Sadly, over time I developed a skeptical crust over my otherwise open heart to protect myself from The Catholics (and The Christians, and anybody who was going to throw Bible verses at me as part of their persuasive artillery). I wasn’t buying it anymore. Alas. What started out as an honest yearning on my part to just stick to the lesson of Love became a hardened resistance to the people in my life who, unlike myself, had managed to find this Love through organized religion. I felt like my parents had been duped by the Church, and I was wholly embarrassed by the over-zealousness of my Bible-thumping grandpa. I stopped going to church altogether and started secretly judging the people who did go. I was enlightened. I knew better. I didn’t need no stinking Bible, I didn’t need no corrupted church, and I certainly didn’t need no virgin priest telling me what to do or how many Hail Marys to recite.
I’m ashamed to admit that I felt this way for a very long time. I had been brought up a certain way– Catholic– with the best of intentions, but the mere mention of the word “Bible” got me all defensive, and anybody who wanted to push my buttons for whatever sadistic reason needed only to utter the name “Jesus”. (Naturally, this all caused me to feel extremely guilty and ashamed of myself– the one lesson that definitely had stuck with me throughout Sunday School was that Guilt Was The Go-To Feeling for everything. Guilt was like the Robin Hood brand of emotions: All-Purpose.)
But something was missing.
When I met Marty, I was surprised to discover that he was an intensely spiritual person. (Wasn’t spirituality for the uneducated masses?) Having grown up in the Czech Republic during the Communist period, however, Marty knew practically nothing about Jesus, or the Bible, or even the parables I reluctantly admitted to liking. There are literally hundreds upon hundreds of Catholic churches in Prague, but nobody had been allowed to practice their religion openly when Marty grew up… so Marty, bless his commie heart, grew up naturally being drawn to the loosely spiritual practice of Love.

From (Old, Communist) Statue Park in Budapest
Marty’s respect and genuine love for other people– even The Catholics and The Christians and The People Who Quoted The Bible– opened my eyes again.
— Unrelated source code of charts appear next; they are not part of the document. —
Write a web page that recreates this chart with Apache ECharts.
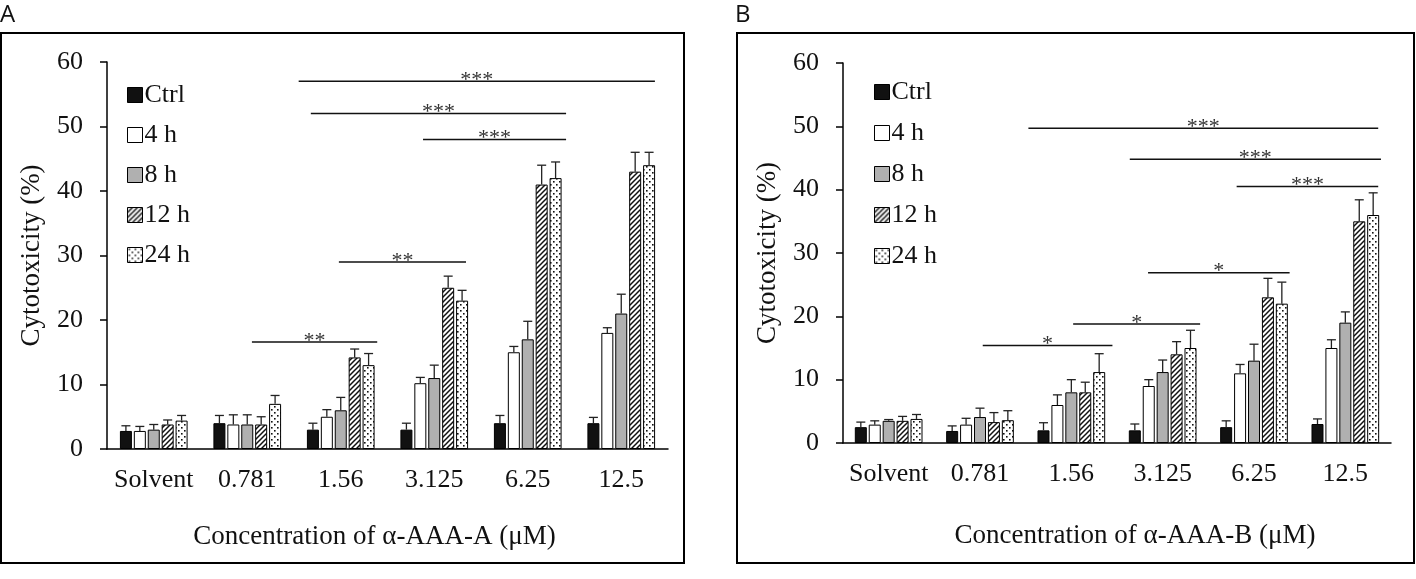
<!DOCTYPE html>
<html>
<head>
<meta charset="utf-8">
<title>Cytotoxicity of α-AAA-A and α-AAA-B</title>
<script src="https://cdn.jsdelivr.net/npm/echarts@6/dist/echarts.min.js"></script>
<style>
  html, body { margin: 0; padding: 0; background: #fff; }
  #chart { width: 1416px; height: 579px; }
</style>
</head>
<body>
<div id="chart"></div>
<script>
// categories and series
const categories = ["Solvent", "0.781", "1.56", "3.125", "6.25", "12.5"];
const seriesNames = ["Ctrl", "4 h", "8 h", "12 h", "24 h"];
const yTicks = [0, 10, 20, 30, 40, 50, 60];

// panel A: means and upper error
const ctrlA = [2.8, 4.0, 3.0, 3.0, 4.0, 4.0];
const h4A = [2.8, 3.8, 5.0, 10.2, 15.0, 18.0];
const h8A = [3.0, 3.8, 6.0, 11.0, 17.0, 21.0];
const h12A = [3.8, 3.8, 14.2, 25.0, 41.0, 43.0];
const h24A = [4.4, 7.0, 13.0, 23.0, 42.0, 44.0];
const ctrlErrA = [0.8, 1.2, 1.0, 1.0, 1.2, 0.9];
const h4ErrA = [0.7, 1.5, 1.1, 0.9, 0.9, 0.8];
const h8ErrA = [0.8, 1.5, 2.0, 2.0, 2.8, 3.0];
const h12ErrA = [0.7, 1.2, 1.3, 1.8, 3.0, 3.0];
const h24ErrA = [0.8, 1.3, 1.8, 1.6, 2.5, 2.0];

// panel B: means and upper error
const ctrlB = [2.5, 1.9, 2.0, 2.0, 2.5, 3.0];
const h4B = [2.9, 2.9, 6.0, 9.0, 11.0, 15.0];
const h8B = [3.5, 4.1, 8.0, 11.2, 13.0, 19.0];
const h12B = [3.5, 3.3, 8.0, 14.0, 23.0, 35.0];
const h24B = [3.8, 3.6, 11.2, 15.0, 22.0, 36.0];
const ctrlErrB = [0.8, 0.8, 1.2, 1.0, 1.0, 0.8];
const h4ErrB = [0.6, 1.0, 1.6, 1.0, 1.4, 1.3];
const h8ErrB = [0.2, 1.4, 2.0, 1.9, 2.6, 1.7];
const h12ErrB = [0.7, 1.5, 1.6, 2.0, 3.0, 3.4];
const h24ErrB = [0.7, 1.5, 2.9, 2.8, 3.4, 3.5];

// significance brackets: [from, to, y, stars], from/to in category units (0..6)
const sigA = [
    [2.05, 5.86, 57, "***"],
    [2.18, 4.91, 52, "***"],
    [3.38, 4.91, 48, "***"],
    [2.48, 3.84, 29, "**"],
    [1.55, 2.89, 16.6, "**"],
];
const sigB = [
    [2.03, 5.86, 49.7, "***"],
    [3.14, 5.89, 44.8, "***"],
    [4.31, 5.86, 40.5, "***"],
    [3.34, 4.89, 26.9, "*"],
    [2.52, 3.91, 18.8, "*"],
    [1.53, 2.95, 15.4, "*"],
];

const SERIF = "Liberation Serif, Times New Roman, serif";
const BAR_W = 12;
const BAR_GAP = 0.16;
const BAR_PITCH = BAR_W * (1 + BAR_GAP);

function hatchPattern() {
    const c = document.createElement("canvas");
    c.width = 5; c.height = 5;
    const g = c.getContext("2d");
    g.fillStyle = "#fff";
    g.fillRect(0, 0, 5, 5);
    g.strokeStyle = "#111";
    g.lineWidth = 1.5;
    g.beginPath();
    g.moveTo(-1, 6); g.lineTo(6, -1);
    g.moveTo(-1, 1); g.lineTo(1, -1);
    g.moveTo(4, 6); g.lineTo(6, 4);
    g.stroke();
    return c;
}

function dotPattern() {
    const c = document.createElement("canvas");
    c.width = 6; c.height = 6;
    const g = c.getContext("2d");
    g.fillStyle = "#fff";
    g.fillRect(0, 0, 6, 6);
    g.fillStyle = "#111";
    g.fillRect(1, 1, 1.6, 1.6);
    g.fillRect(4, 4, 1.6, 1.6);
    return c;
}

const fills = [
    "#111",
    "#fff",
    "#b0b0b0",
    { image: hatchPattern(), repeat: "repeat" },
    { image: dotPattern(), repeat: "repeat" },
];

function barSeries(values, k, gridIdx) {
    return {
        name: seriesNames[k],
        type: "bar",
        xAxisIndex: gridIdx * 2,
        yAxisIndex: gridIdx,
        data: values,
        barWidth: BAR_W,
        barGap: BAR_GAP * 100 + "%",
        itemStyle: { color: fills[k], borderColor: "#000", borderWidth: 1 },
        z: 2,
    };
}

function errorSeries(valueSets, errSets, gridIdx) {
    const data = [];
    valueSets.forEach(function (vals, k) {
        vals.forEach(function (v, i) {
            data.push([i, v, errSets[k][i], k]);
        });
    });
    return {
        type: "custom",
        xAxisIndex: gridIdx * 2,
        yAxisIndex: gridIdx,
        data: data,
        z: 5,
        silent: true,
        renderItem: function (params, api) {
            const k = api.value(3);
            const base = api.coord([api.value(0), api.value(1)]);
            const top = api.coord([api.value(0), api.value(1) + api.value(2)]);
            const x = base[0] + (k - 2) * BAR_PITCH;
            const st = { stroke: "#222", lineWidth: 1.3 };
            return {
                type: "group",
                children: [
                    { type: "line", shape: { x1: x, y1: base[1], x2: x, y2: top[1] }, style: st },
                    { type: "line", shape: { x1: x - 4.5, y1: top[1], x2: x + 4.5, y2: top[1] }, style: st },
                ],
            };
        },
    };
}

function sigSeries(rows, gridIdx) {
    return {
        type: "custom",
        xAxisIndex: gridIdx * 2 + 1,
        yAxisIndex: gridIdx,
        data: rows,
        z: 5,
        silent: true,
        renderItem: function (params, api) {
            const row = rows[params.dataIndex];
            const p1 = api.coord([row[0], row[2]]);
            const p2 = api.coord([row[1], row[2]]);
            return {
                type: "group",
                children: [
                    { type: "line", shape: { x1: p1[0], y1: p1[1], x2: p2[0], y2: p2[1] }, style: { stroke: "#111", lineWidth: 1.5 } },
                    {
                        type: "text",
                        x: (p1[0] + p2[0]) / 2,
                        y: p1[1] + 10,
                        style: { text: row[3], fill: "#333", font: "22px " + SERIF, align: "center", verticalAlign: "bottom" },
                    },
                ],
            };
        },
    };
}

function catAxis(gridIdx, name, pad) {
    return {
        type: "category",
        gridIndex: gridIdx,
        data: categories,
        axisLine: { lineStyle: { color: "#000", width: 1.5 } },
        axisTick: { show: false },
        axisLabel: { color: "#111", fontFamily: SERIF, fontSize: 26, margin: 18, interval: 0 },
        name: name,
        nameLocation: "middle",
        nameGap: gridIdx === 0 ? 74 : 79,
        nameTextStyle: { color: "#111", fontFamily: SERIF, fontSize: 27, padding: pad },
    };
}

function posAxis(gridIdx) {
    return { type: "value", gridIndex: gridIdx, min: 0, max: 6, show: false };
}

function valAxis(gridIdx) {
    return {
        type: "value",
        gridIndex: gridIdx,
        min: yTicks[0],
        max: yTicks[yTicks.length - 1],
        interval: 10,
        axisLine: { show: true, lineStyle: { color: "#000", width: 1.5 } },
        axisTick: { show: true, length: 7, lineStyle: { color: "#000", width: 1.5 } },
        splitLine: { show: false },
        axisLabel: { color: "#111", fontFamily: SERIF, fontSize: 26, margin: 24 },
        name: "Cytotoxicity (%)",
        nameLocation: "middle",
        nameGap: 62,
        nameTextStyle: { color: "#111", fontFamily: SERIF, fontSize: 27 },
    };
}

function legendFor(left, top, gap) {
    return {
        data: seriesNames.map(function (n) { return { name: n, icon: "rect" }; }),
        orient: "vertical",
        left: left,
        top: top,
        itemWidth: 15,
        itemHeight: 15,
        itemGap: gap,
        selectedMode: false,
        textStyle: { color: "#111", fontFamily: SERIF, fontSize: 26, padding: [0, 0, 0, -3] },
        itemStyle: { borderColor: "#000", borderWidth: 1 },
    };
}

const setsA = [ctrlA, h4A, h8A, h12A, h24A];
const errsA = [ctrlErrA, h4ErrA, h8ErrA, h12ErrA, h24ErrA];
const setsB = [ctrlB, h4B, h8B, h12B, h24B];
const errsB = [ctrlErrB, h4ErrB, h8ErrB, h12ErrB, h24ErrB];

const series = [];
setsA.forEach(function (vals, k) { series.push(barSeries(vals, k, 0)); });
setsB.forEach(function (vals, k) { series.push(barSeries(vals, k, 1)); });
series.push(errorSeries(setsA, errsA, 0));
series.push(errorSeries(setsB, errsB, 1));
series.push(sigSeries(sigA, 0));
series.push(sigSeries(sigB, 1));

const chart = echarts.init(document.getElementById("chart"), null, { renderer: "canvas" });
chart.setOption({
    animation: false,
    backgroundColor: "#fff",
    grid: [
        { left: 107, top: 62, width: 561, height: 387 },
        { left: 843, top: 63, width: 548, height: 380 },
    ],
    xAxis: [
        catAxis(0, "Concentration of α-AAA-A (μM)", [0, 26, 0, 0]),
        posAxis(0),
        catAxis(1, "Concentration of α-AAA-B (μM)", [0, 0, 0, 36]),
        posAxis(1),
    ],
    yAxis: [valAxis(0), valAxis(1)],
    legend: [legendFor(122, 77, 14), legendFor(869, 74, 15)],
    graphic: [
        { type: "rect", shape: { x: 1, y: 33, width: 683, height: 530 }, style: { fill: "none", stroke: "#000", lineWidth: 2 } },
        { type: "rect", shape: { x: 737, y: 33, width: 677, height: 530 }, style: { fill: "none", stroke: "#000", lineWidth: 2 } },
        { type: "text", left: 0, top: 3, style: { text: "A", font: "24px Open Sans, sans-serif", fill: "#111" } },
        { type: "text", left: 735, top: 3, style: { text: "B", font: "24px Open Sans, sans-serif", fill: "#111" } },
    ],
    series: series,
});

window.addEventListener("resize", function () {
    chart.resize();
});
</script>
</body>
</html>
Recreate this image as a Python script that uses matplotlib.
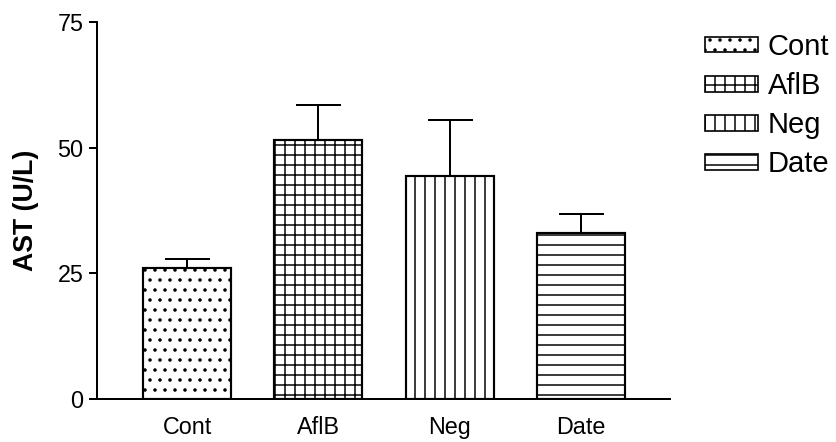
import matplotlib
matplotlib.use("Agg")
import matplotlib.pyplot as plt
from matplotlib.patches import Patch

categories = ["Cont", "AflB", "Neg", "Date"]
means = [26.0, 51.6, 44.4, 33.1]
errors = [1.8, 6.9, 11.1, 3.8]
hatches = ["..", "++", "||", "--"]
yticks = [0, 25, 50, 75]

DPI = 120
plt.rcParams['font.family'] = ['Liberation Sans', 'DejaVu Sans']
plt.rcParams['hatch.linewidth'] = 0.9
plt.rcParams['hatch.color'] = 'black'

fig = plt.figure(figsize=(836 / DPI, 442 / DPI), dpi=DPI)
ax = fig.add_axes([97 / 836, 1 - 399 / 442, (670 - 97) / 836, (399 - 22) / 442])

x = list(range(len(categories)))
bars = ax.bar(x, means, width=0.67, color='white', edgecolor='black',
              linewidth=1.3, zorder=2)
for b, h in zip(bars, hatches):
    b.set_hatch(h)

ax.errorbar(x, means, yerr=[[0] * len(errors), errors], fmt='none',
            ecolor='black', elinewidth=1.2, capsize=13.5, capthick=1.2, zorder=1)

ax.set_xlim(-0.687, 3.68)
ax.set_ylim(0, 75)
ax.set_yticks(yticks)
ax.set_xticks(x)
ax.set_xticklabels(categories, fontsize=14)
ax.tick_params(axis='x', length=0, pad=10)
ax.tick_params(axis='y', length=5, width=1.2, labelsize=14, pad=3)
for s in ['top', 'right']:
    ax.spines[s].set_visible(False)
for s in ['left', 'bottom']:
    ax.spines[s].set_linewidth(1.2)
ax.set_ylabel("AST (U/L)", fontsize=16, fontweight='bold', labelpad=11)

handles = [Patch(facecolor='white', edgecolor='black', hatch=h, linewidth=1.0)
           for h in hatches]
fig.legend(handles, categories, loc='upper left',
           bbox_to_anchor=(705 / 836, 1 - 33 / 442), frameon=False,
           fontsize=17.5, handlelength=1.8, handleheight=0.45,
           handletextpad=0.35, labelspacing=0.38, borderpad=0, borderaxespad=0)

fig.savefig("out.png", dpi=DPI)
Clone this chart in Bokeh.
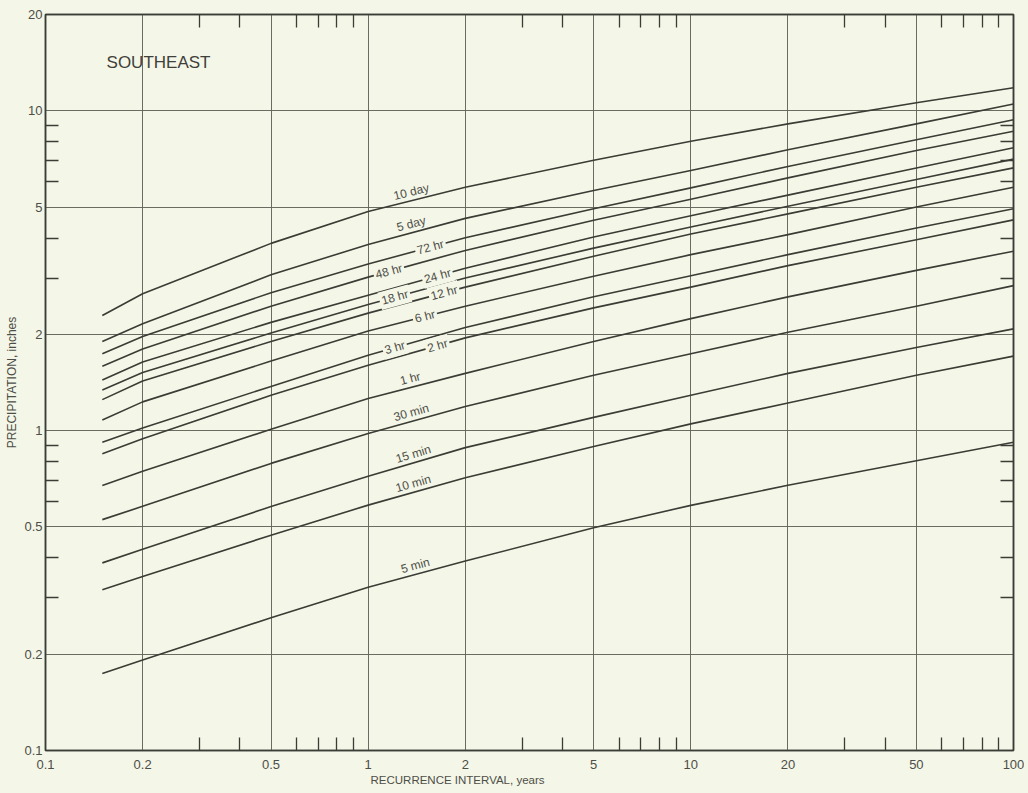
import numpy as np
from bokeh.plotting import figure
from bokeh.models import FixedTicker, LogAxis, Label, ColumnDataSource, Title
from bokeh.embed import file_html
from bokeh.resources import INLINE
from bokeh.core.properties import value

# ---------------- data ----------------
recurrence_years = [0.15, 0.2, 0.5, 1, 2, 5, 10, 20, 50, 100]

durations = ["10 day", "5 day", "72 hr", "48 hr", "24 hr", "18 hr", "12 hr",
             "6 hr", "3 hr", "2 hr", "1 hr", "30 min", "15 min", "10 min", "5 min"]

precip_10day = [2.29, 2.68, 3.85, 4.84, 5.77, 7.00, 8.03, 9.10, 10.6, 11.8]
precip_5day = [1.90, 2.16, 3.07, 3.82, 4.61, 5.63, 6.51, 7.55, 9.10, 10.5]
precip_72hr = [1.74, 1.97, 2.70, 3.32, 4.01, 4.94, 5.74, 6.70, 8.12, 9.37]
precip_48hr = [1.59, 1.80, 2.45, 3.02, 3.66, 4.55, 5.29, 6.17, 7.51, 8.63]
precip_24hr = [1.44, 1.64, 2.18, 2.65, 3.22, 4.03, 4.70, 5.45, 6.62, 7.66]
precip_18hr = [1.34, 1.52, 2.02, 2.48, 3.00, 3.72, 4.33, 5.03, 6.10, 7.06]
precip_12hr = [1.25, 1.43, 1.90, 2.33, 2.81, 3.51, 4.12, 4.76, 5.77, 6.63]
precip_6hr = [1.08, 1.23, 1.65, 2.05, 2.45, 3.04, 3.55, 4.10, 5.00, 5.77]
precip_3hr = [0.92, 1.02, 1.375, 1.72, 2.10, 2.62, 3.05, 3.55, 4.30, 4.94]
precip_2hr = [0.847, 0.943, 1.29, 1.60, 1.95, 2.42, 2.81, 3.28, 3.95, 4.56]
precip_1hr = [0.674, 0.747, 1.01, 1.26, 1.51, 1.90, 2.24, 2.62, 3.17, 3.64]
precip_30min = [0.527, 0.580, 0.790, 0.980, 1.19, 1.49, 1.74, 2.03, 2.45, 2.84]
precip_15min = [0.386, 0.426, 0.579, 0.720, 0.885, 1.10, 1.29, 1.51, 1.82, 2.08]
precip_10min = [0.318, 0.350, 0.471, 0.585, 0.712, 0.892, 1.05, 1.22, 1.49, 1.71]
precip_5min = [0.174, 0.192, 0.260, 0.324, 0.391, 0.497, 0.584, 0.675, 0.805, 0.92]

series = [precip_10day, precip_5day, precip_72hr, precip_48hr, precip_24hr,
          precip_18hr, precip_12hr, precip_6hr, precip_3hr, precip_2hr,
          precip_1hr, precip_30min, precip_15min, precip_10min, precip_5min]

# where each curve label sits (recurrence interval) and whether it breaks the line
label_at_years = [1.36, 1.36, 1.56, 1.16, 1.64, 1.21, 1.72, 1.50, 1.21, 1.64,
                  1.35, 1.36, 1.38, 1.38, 1.40]
label_inline = [False, False, True, True, True, True, True, True, True, True,
                False, False, False, False, False]

x_major = [0.1, 0.2, 0.5, 1, 2, 5, 10, 20, 50, 100]
x_tick_labels = ["0.1", "0.2", "0.5", "1", "2", "5", "10", "20", "50", "100"]
x_minor = [0.3, 0.4, 0.6, 0.7, 0.8, 0.9, 3, 4, 6, 7, 8, 9, 30, 40, 60, 70, 80, 90]
y_major = [0.1, 0.2, 0.5, 1, 2, 5, 10, 20]
y_tick_labels = ["0.1", "0.2", "0.5", "1", "2", "5", "10", "20"]
y_minor = [0.3, 0.4, 0.6, 0.7, 0.8, 0.9, 3, 4, 6, 7, 8, 9]

title_text = "SOUTHEAST"
x_title = "RECURRENCE INTERVAL, years"
y_title = "PRECIPITATION, inches"

# ---------------- styling ----------------
BG = "#f4f6e7"
INK = "#3a3c35"
GRID = "#62645b"
TXT = "#4d4e47"
FONT = "Liberation Sans"

W, H = 1024, 790
MB_L, MB_R, MB_T, MB_B = 45, 11, 14, 40
FRAME_W = W - MB_L - MB_R
FRAME_H = H - MB_T - MB_B

p = figure(width=W, height=H, x_axis_type="log", y_axis_type="log",
           x_range=(0.1, 100), y_range=(0.1, 20),
           output_backend="svg", toolbar_location=None,
           min_border_left=MB_L, min_border_right=MB_R,
           min_border_top=MB_T, min_border_bottom=MB_B,
           background_fill_color=BG, border_fill_color=BG)
p.outline_line_color = INK
p.outline_line_width = 1.5


def style_axis(ax):
    ax.axis_line_color = INK
    ax.axis_line_width = 1.5
    ax.major_tick_in = 0
    ax.major_tick_out = 0
    ax.minor_tick_in = 13
    ax.minor_tick_out = 0
    ax.minor_tick_line_color = INK
    ax.minor_tick_line_width = 1.3
    ax.major_label_text_font = FONT
    ax.major_label_text_font_size = "13px"
    ax.major_label_text_color = TXT
    ax.axis_label_text_font = FONT
    ax.axis_label_text_font_style = "normal"
    ax.axis_label_text_color = TXT


xa = p.below[0]
xa.ticker = FixedTicker(ticks=x_major, minor_ticks=x_minor)
xa.major_label_overrides = {t: l for t, l in zip(x_major, x_tick_labels)}
style_axis(xa)
xa.major_label_standoff = 9

ya = p.left[0]
ya.ticker = FixedTicker(ticks=y_major, minor_ticks=y_minor)
ya.major_label_overrides = {t: l for t, l in zip(y_major, y_tick_labels)}
ya.axis_label = y_title
style_axis(ya)
ya.axis_label_text_font_size = "12px"
ya.major_label_standoff = 3
ya.axis_label_standoff = 2

for side, minor in (("above", x_minor), ("right", y_minor)):
    ax = LogAxis(ticker=FixedTicker(ticks=[], minor_ticks=minor))
    style_axis(ax)
    ax.major_label_text_font_size = "0px"
    ax.major_label_standoff = 0
    p.add_layout(ax, side)

# x-axis title sits left of the frame centre, as in the original
p.add_layout(Title(text=x_title, align="left", offset=325, standoff=1,
                   text_font=FONT, text_font_size="11.5px",
                   text_font_style="normal", text_color=TXT), "below")

p.xgrid.ticker = FixedTicker(ticks=x_major[1:-1])
p.ygrid.ticker = FixedTicker(ticks=y_major[1:-1])
p.grid.grid_line_color = GRID
p.grid.grid_line_width = 1
p.grid.grid_line_alpha = 0.95

# ---------------- curves ----------------
for name, vals in zip(durations, series):
    p.line(recurrence_years, vals, line_color=INK, line_width=1.6,
           line_join="round")

# ---------------- curve labels ----------------
px_per_dec_x = FRAME_W / np.log10(100 / 0.1)
px_per_dec_y = FRAME_H / np.log10(20 / 0.1)
lx = np.log10(recurrence_years)


def curve_at(vals, xv):
    return 10 ** np.interp(np.log10(xv), lx, np.log10(vals))


lab = {"x": [], "y": [], "text": [], "angle": []}
inl = {"x": [], "y": [], "text": [], "angle": []}
for name, vals, xl, inline in zip(durations, series, label_at_years, label_inline):
    yv = curve_at(vals, xl)
    y1 = curve_at(vals, xl / 1.15)
    y2 = curve_at(vals, xl * 1.15)
    slope = (np.log10(y2) - np.log10(y1)) / (2 * np.log10(1.15))
    ang = float(np.arctan(slope * px_per_dec_y / px_per_dec_x))
    d = inl if inline else lab
    d["x"].append(xl)
    d["y"].append(float(yv))
    d["text"].append(name)
    d["angle"].append(ang)

p.text(x="x", y="y", text="text", angle="angle", source=ColumnDataSource(lab),
       text_align="center", text_baseline="middle", y_offset=-9,
       text_font=value(FONT), text_font_size="12px", text_color=TXT)
p.text(x="x", y="y", text="text", angle="angle", source=ColumnDataSource(inl),
       text_align="center", text_baseline="middle",
       text_font=value(FONT), text_font_size="12px", text_color=TXT,
       background_fill_color=BG, padding=2)

p.add_layout(Label(x=0.1546, y=14.2, text=title_text, text_baseline="middle",
                   text_font=FONT, text_font_size="17px", text_color="#3f403a"))

html = file_html(p, INLINE)
html = html.replace("<head>", "<head><style>body{background:%s;}</style>" % BG, 1)
open("out.html", "w").write(html)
Through him, I realized that my resistance to my religious upbringing had completely missed the point and defeated the purpose: I had become exactly like the people I had judged— narrow-minded and dogmatic– just in a different way.
So I opened myself up to spirituality again. I embraced God wherever I found Him– in other people, in animals, in nature, in delicious meals, in synchronicity, and in life’s tougher lessons. Today, I call myself spiritual but still shy away from the term religious. For better or for worse, I use the word Universe interchangeably with the word God. I do not read (or, I’ll admit it– respond very well to) the Bible, but I accept that millions of other people do. That’s okay. To me, being a spiritual being does not have to involve attending church or studying any particular sacred text, line by line. Instead, spirituality requires a commitment to Love and an openness of the heart and soul. That’s it– all you need is Love.

Whenever I feel like I am out of balance or losing my way, inevitably it is because I have closed myself off from the channel of Love. I have judged others or have felt judged myself. I have suffered from a lack of self-love. I have prioritized only one aspect of my health without loving my whole self: diet and nutrition plus exercise plus mental health plus sexuality plus being social plus my spiritual health. All in all, spirituality has found me again, but it looks nothing like the spirituality of my childhood and youth. That’s okay, though– it’s all good.